Rates of Domestic Violence in Same-Sex Couples

It’s estimated that:

  • Between 25 and 33% of people in same-sex relationships experience domestic violence at some point in their life.
  • 44% of lesbian women and 61% of bisexual women have experienced rape, physical violence, and/or stalking by an intimate partner at some point in their lifetime, as opposed to 35% of heterosexual women.
  • 26% of gay men and 37% of bisexual men have experienced rape, physical violence, and/or stalking by an intimate partner in their lifetime, in comparison to 29% of heterosexual men.
  • In 2012, fewer than 5% of LGBTQ survivors of intimate partner violence sought orders of protection.

Despite the fact that domestic violence occurs at similar rates for heterosexual couples and same-sex couples, victims of same-sex relationships are far less likely to report the abuse.  

Why There’s a Large Discrepancy in Reported Numbers

Victims think it will hurt perceptions of the LGBT community.

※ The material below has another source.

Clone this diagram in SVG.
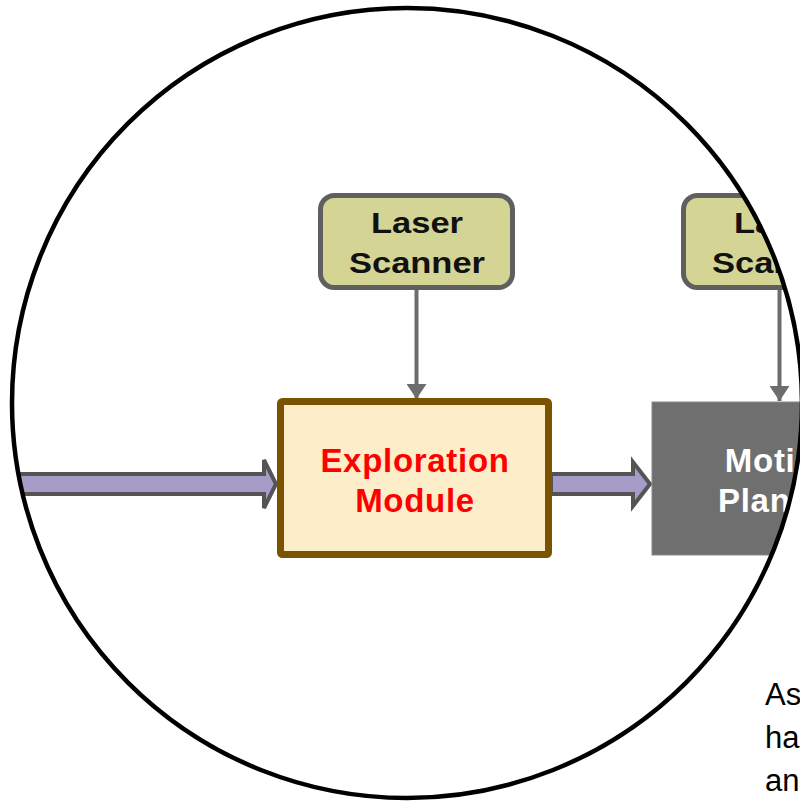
<svg xmlns="http://www.w3.org/2000/svg" width="800" height="802" viewBox="0 0 800 802">
<defs>
<clipPath id="lens"><ellipse cx="407" cy="403" rx="395" ry="395"/></clipPath>
<marker id="ah" viewBox="0 0 15 20" refX="15" refY="10" markerWidth="15" markerHeight="20" markerUnits="userSpaceOnUse" orient="auto"><path d="M0,0 L15,10 L0,20 Z" fill="#6d6d6d"/></marker>
<style>
.sensor rect{fill:#d4d495;stroke:#5f5f5f;stroke-width:5}
.sensor text{font-family:"Liberation Sans",Arial,sans-serif;font-weight:bold;font-size:30px;fill:#111;text-anchor:middle}
.thin{stroke:#6d6d6d;stroke-width:4;fill:none;marker-end:url(#ah)}
.fat{fill:#a79bc8;stroke:#545454;stroke-width:4;stroke-linejoin:miter}
.mod text{font-family:"Liberation Sans",Arial,sans-serif;font-weight:bold;font-size:33px;text-anchor:middle;letter-spacing:0.7px}
.note{font-family:"Liberation Sans",Arial,sans-serif;font-size:31px;fill:#000}
</style>
</defs>
<rect width="800" height="802" fill="#fff"/>
<g clip-path="url(#lens)">
<g id="connectors">
<path class="thin" d="M416.5,290 V399"/>
<path class="thin" d="M779.5,290 V401"/>
<path class="fat" d="M-10,474 L264,474 L264,460 L276,484 L264,508 L264,494 L-10,494 Z"/>
<path class="fat" d="M551,474 L633,474 L633,462 L650,484 L633,506 L633,494 L551,494 Z"/>
</g>
<g id="laser-scanner-1" class="sensor">
<rect x="320.5" y="195.5" width="192" height="92" rx="14"/>
<text transform="scale(1.15 1)" x="362.6" y="233">Laser</text>
<text transform="scale(1.15 1)" x="362.6" y="273">Scanner</text>
</g>
<g id="laser-scanner-2" class="sensor">
<rect x="683.5" y="195.5" width="192" height="92" rx="14"/>
<text transform="scale(1.15 1)" x="678.3" y="233">Laser</text>
<text transform="scale(1.15 1)" x="678.3" y="273">Scanner</text>
</g>
<g id="exploration-module" class="mod">
<rect x="280.5" y="401.5" width="268" height="153" rx="2" fill="#feedc9" stroke="#7a5200" stroke-width="7"/>
<text x="415" y="472" fill="#ff0000">Exploration</text>
<text x="415" y="512" fill="#ff0000">Module</text>
</g>
<g id="motion-planner" class="mod">
<rect x="652" y="402" width="258" height="153" fill="#6f6f6f" stroke="#8a8a8a" stroke-width="1"/>
<text x="781" y="472" fill="#ffffff">Motion</text>
<text x="781" y="512" fill="#ffffff">Planner</text>
</g>
</g>
<ellipse id="lens-outline" cx="407" cy="403" rx="395" ry="395" fill="none" stroke="#000" stroke-width="4.5"/>
<g id="caption">
<text class="note" x="765" y="705">As</text>
<text class="note" x="765" y="748">ha</text>
<text class="note" x="765" y="791">an</text>
</g>
</svg>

In reality, if someone is abusive, it’s because they’re an abusive person, not because they’re gay or trans. However, victims in a homosexual relationship often don’t want to come forward because they think it will hurt their community and give others who are already against the LGBT community one more reason to think homosexual relationships are unstable.

Victims don’t want to out themselves.

If a victim is not out to friends and family, the idea of having their identity on a public record is often enough to keep them from coming forward.

Shelters discriminate against the LGBT community.

Same-sex partners don’t always have access to the same resources as heterosexual partners. While services for lesbian women has increased over the years, resources for abused gay men are practically nonexistent.